> What you are asked to do:
Locate every line in the records below that holds the word "image" and return each one.

> Record excerpts:
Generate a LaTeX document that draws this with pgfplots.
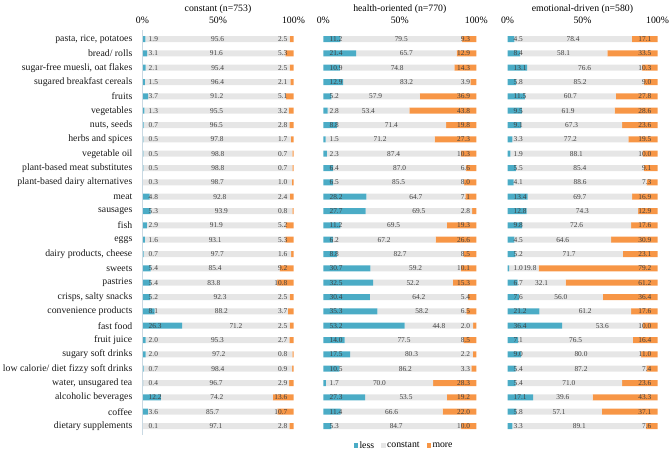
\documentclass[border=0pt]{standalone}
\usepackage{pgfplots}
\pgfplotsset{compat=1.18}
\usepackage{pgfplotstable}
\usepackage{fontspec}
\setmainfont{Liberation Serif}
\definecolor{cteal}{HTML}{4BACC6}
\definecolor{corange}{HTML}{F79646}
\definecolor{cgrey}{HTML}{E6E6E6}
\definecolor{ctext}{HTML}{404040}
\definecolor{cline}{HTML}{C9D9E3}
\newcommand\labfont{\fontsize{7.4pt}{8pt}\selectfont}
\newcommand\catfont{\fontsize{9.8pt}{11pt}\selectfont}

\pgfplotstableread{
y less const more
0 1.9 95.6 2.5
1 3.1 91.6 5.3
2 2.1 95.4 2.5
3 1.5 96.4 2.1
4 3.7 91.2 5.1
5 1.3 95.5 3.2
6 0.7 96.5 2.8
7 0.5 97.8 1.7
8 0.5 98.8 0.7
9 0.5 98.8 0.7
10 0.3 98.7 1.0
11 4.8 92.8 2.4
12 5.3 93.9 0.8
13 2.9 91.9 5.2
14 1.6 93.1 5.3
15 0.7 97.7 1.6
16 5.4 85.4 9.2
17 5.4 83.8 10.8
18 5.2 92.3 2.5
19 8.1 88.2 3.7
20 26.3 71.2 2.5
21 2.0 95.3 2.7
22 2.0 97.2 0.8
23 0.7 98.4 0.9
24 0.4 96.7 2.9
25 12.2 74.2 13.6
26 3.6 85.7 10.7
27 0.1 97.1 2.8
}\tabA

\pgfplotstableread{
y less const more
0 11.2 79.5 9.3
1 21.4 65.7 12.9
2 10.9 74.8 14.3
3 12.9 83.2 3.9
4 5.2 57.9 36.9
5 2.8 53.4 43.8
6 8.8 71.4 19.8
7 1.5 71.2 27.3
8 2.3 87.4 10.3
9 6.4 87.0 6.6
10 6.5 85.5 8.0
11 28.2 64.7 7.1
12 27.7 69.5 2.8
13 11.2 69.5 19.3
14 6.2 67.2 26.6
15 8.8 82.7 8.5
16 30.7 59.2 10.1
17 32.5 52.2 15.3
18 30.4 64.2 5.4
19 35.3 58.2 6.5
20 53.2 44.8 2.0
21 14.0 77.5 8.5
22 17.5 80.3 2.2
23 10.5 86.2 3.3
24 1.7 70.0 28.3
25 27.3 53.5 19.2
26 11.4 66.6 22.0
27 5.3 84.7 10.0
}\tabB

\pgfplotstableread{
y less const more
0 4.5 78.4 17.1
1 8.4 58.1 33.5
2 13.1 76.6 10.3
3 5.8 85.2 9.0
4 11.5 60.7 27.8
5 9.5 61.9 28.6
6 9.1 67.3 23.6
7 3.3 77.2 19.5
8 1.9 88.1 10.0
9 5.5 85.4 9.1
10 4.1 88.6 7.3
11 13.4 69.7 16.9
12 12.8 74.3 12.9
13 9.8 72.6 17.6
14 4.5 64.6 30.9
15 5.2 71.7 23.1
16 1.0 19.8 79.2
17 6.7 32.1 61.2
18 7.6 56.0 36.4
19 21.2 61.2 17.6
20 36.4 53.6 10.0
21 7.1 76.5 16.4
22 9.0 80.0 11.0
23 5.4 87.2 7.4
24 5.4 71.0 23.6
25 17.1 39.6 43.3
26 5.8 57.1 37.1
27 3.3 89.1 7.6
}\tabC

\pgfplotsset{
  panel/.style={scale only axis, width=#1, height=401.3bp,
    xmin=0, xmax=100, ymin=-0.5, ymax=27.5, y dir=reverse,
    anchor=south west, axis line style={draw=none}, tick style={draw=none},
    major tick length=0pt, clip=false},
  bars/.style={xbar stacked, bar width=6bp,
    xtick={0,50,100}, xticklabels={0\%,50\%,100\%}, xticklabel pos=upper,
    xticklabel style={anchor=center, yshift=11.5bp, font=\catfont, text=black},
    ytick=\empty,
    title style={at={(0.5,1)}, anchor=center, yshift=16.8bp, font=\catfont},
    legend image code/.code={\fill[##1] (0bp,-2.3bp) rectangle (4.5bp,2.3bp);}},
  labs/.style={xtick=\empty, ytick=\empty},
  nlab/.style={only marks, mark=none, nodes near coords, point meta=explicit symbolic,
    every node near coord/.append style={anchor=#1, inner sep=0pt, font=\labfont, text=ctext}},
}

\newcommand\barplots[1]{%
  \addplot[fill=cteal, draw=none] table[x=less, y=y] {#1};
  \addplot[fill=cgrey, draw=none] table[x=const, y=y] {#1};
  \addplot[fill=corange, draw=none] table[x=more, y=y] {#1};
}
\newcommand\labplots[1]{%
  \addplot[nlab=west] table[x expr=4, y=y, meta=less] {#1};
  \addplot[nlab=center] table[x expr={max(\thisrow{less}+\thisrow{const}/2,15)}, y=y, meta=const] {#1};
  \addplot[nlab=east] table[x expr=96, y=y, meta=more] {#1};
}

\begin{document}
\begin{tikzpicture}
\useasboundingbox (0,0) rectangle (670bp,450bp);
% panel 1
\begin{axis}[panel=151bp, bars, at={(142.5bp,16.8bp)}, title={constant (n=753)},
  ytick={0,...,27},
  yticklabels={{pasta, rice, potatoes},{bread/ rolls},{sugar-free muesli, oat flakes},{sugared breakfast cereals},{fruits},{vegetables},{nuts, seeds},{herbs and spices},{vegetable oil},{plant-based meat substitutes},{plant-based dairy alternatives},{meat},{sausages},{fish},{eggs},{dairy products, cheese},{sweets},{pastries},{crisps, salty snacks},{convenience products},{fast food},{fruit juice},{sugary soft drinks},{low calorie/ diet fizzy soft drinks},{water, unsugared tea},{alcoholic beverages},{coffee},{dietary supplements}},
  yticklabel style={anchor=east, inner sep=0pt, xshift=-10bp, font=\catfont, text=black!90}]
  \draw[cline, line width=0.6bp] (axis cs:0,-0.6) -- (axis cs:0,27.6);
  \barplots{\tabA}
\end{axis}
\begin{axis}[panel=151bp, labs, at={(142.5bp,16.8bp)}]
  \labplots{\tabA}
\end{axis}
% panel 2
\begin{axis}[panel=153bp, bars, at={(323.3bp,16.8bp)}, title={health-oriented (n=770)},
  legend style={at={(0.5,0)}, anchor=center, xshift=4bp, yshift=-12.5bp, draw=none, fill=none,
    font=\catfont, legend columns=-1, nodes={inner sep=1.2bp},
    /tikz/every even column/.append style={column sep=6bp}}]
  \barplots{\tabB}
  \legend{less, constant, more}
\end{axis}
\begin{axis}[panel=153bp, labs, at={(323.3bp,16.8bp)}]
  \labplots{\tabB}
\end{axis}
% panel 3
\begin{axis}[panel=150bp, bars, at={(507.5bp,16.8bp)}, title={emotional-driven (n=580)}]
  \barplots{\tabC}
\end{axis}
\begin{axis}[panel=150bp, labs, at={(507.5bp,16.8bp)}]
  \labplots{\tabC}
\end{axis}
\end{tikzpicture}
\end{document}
* * *
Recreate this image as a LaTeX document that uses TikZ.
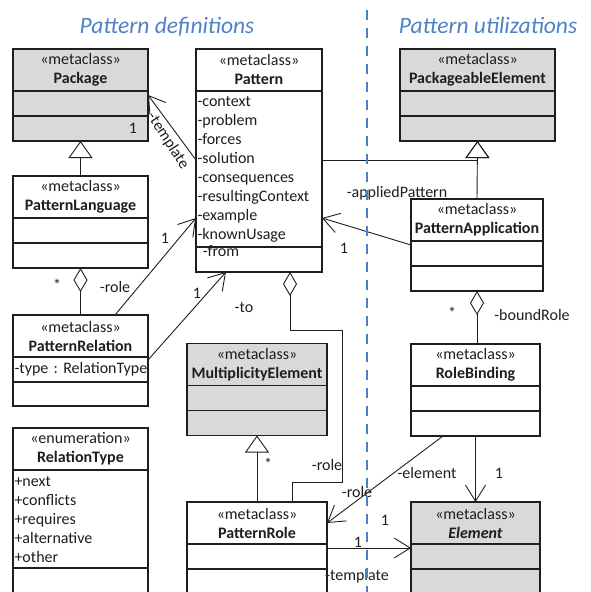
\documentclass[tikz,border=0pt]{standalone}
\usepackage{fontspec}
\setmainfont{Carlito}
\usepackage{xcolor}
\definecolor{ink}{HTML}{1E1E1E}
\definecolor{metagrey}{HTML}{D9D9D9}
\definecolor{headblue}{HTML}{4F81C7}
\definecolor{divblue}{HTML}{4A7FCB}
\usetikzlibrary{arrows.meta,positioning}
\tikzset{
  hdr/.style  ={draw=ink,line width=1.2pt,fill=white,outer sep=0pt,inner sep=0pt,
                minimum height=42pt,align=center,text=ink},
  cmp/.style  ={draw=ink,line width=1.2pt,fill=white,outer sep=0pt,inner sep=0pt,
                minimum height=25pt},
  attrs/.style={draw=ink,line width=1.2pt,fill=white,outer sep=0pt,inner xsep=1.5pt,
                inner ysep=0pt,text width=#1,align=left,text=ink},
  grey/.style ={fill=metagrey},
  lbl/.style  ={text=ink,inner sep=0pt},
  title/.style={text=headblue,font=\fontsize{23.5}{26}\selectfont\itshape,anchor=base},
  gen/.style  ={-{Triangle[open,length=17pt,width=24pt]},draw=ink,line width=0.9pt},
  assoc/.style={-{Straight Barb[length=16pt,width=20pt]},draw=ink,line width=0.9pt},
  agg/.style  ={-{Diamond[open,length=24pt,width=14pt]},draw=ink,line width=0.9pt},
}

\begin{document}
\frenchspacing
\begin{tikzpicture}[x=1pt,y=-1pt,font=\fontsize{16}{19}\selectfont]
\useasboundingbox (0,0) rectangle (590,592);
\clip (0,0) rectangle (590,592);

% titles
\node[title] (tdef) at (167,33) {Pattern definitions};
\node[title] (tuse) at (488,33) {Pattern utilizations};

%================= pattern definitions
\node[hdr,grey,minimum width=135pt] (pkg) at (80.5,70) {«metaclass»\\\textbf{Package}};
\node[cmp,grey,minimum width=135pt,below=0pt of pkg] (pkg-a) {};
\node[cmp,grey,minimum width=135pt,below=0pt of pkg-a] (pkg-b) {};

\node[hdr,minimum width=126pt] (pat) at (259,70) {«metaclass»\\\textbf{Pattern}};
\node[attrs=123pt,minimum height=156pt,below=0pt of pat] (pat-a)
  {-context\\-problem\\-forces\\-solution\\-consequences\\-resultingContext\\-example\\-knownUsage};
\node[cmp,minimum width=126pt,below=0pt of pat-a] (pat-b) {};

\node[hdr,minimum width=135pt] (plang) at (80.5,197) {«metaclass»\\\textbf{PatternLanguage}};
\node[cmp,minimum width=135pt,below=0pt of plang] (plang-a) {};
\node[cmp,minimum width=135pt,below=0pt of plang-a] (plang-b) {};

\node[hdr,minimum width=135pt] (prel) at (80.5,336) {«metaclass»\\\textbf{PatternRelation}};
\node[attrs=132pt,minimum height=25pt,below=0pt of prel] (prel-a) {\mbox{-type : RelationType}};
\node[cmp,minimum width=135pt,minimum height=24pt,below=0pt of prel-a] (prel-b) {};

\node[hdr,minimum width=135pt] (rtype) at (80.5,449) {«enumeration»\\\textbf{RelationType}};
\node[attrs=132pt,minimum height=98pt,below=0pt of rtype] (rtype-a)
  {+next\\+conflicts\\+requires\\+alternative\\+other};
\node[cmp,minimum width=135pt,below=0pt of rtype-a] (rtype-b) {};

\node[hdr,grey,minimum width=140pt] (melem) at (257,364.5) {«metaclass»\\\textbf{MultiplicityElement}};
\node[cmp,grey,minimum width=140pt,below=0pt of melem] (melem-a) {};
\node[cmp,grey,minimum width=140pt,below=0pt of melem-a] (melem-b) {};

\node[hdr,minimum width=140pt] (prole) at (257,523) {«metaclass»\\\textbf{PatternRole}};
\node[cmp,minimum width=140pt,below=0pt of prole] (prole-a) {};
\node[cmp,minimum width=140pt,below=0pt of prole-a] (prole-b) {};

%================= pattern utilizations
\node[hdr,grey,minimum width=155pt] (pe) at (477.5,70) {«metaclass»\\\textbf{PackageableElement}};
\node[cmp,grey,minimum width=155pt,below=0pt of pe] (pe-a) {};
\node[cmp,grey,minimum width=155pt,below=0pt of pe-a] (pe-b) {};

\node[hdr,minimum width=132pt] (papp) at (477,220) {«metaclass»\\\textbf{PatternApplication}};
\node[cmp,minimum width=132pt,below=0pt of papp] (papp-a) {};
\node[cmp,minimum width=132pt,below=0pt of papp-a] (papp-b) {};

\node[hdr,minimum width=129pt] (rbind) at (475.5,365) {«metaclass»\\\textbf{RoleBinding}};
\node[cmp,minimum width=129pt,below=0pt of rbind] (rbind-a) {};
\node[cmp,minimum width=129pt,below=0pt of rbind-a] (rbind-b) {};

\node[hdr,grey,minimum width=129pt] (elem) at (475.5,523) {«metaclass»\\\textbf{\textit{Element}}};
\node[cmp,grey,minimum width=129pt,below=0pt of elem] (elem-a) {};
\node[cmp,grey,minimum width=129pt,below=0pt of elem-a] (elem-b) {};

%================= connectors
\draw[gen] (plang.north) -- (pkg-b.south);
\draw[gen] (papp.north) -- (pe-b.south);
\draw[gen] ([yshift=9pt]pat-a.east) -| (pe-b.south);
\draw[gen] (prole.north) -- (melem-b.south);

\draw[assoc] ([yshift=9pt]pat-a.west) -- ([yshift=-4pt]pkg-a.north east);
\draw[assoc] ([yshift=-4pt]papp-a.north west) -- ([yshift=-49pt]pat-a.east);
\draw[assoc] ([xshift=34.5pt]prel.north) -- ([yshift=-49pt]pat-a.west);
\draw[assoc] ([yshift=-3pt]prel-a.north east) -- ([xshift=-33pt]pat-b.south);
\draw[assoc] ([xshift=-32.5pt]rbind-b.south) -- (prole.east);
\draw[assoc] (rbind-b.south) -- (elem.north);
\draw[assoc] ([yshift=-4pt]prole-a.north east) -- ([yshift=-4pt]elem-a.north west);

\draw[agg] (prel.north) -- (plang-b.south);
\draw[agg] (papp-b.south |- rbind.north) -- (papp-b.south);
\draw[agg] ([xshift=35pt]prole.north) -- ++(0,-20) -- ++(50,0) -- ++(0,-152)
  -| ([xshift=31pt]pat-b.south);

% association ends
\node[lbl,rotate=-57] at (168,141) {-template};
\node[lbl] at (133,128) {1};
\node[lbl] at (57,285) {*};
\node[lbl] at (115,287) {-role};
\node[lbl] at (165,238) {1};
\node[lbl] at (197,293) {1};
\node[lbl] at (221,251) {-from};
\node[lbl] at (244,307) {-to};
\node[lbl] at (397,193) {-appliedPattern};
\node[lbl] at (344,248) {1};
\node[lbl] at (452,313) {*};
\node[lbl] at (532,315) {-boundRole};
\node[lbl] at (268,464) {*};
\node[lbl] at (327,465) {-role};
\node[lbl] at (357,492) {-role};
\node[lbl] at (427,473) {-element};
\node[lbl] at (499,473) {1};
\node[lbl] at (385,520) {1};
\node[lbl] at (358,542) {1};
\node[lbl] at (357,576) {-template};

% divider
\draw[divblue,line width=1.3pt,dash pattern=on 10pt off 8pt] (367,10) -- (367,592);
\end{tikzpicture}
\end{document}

> Right answer:
    legend image code/.code={\fill[##1] (0bp,-2.3bp) rectangle (4.5bp,2.3bp);}},
Recreate this image as a LaTeX document that uses TikZ.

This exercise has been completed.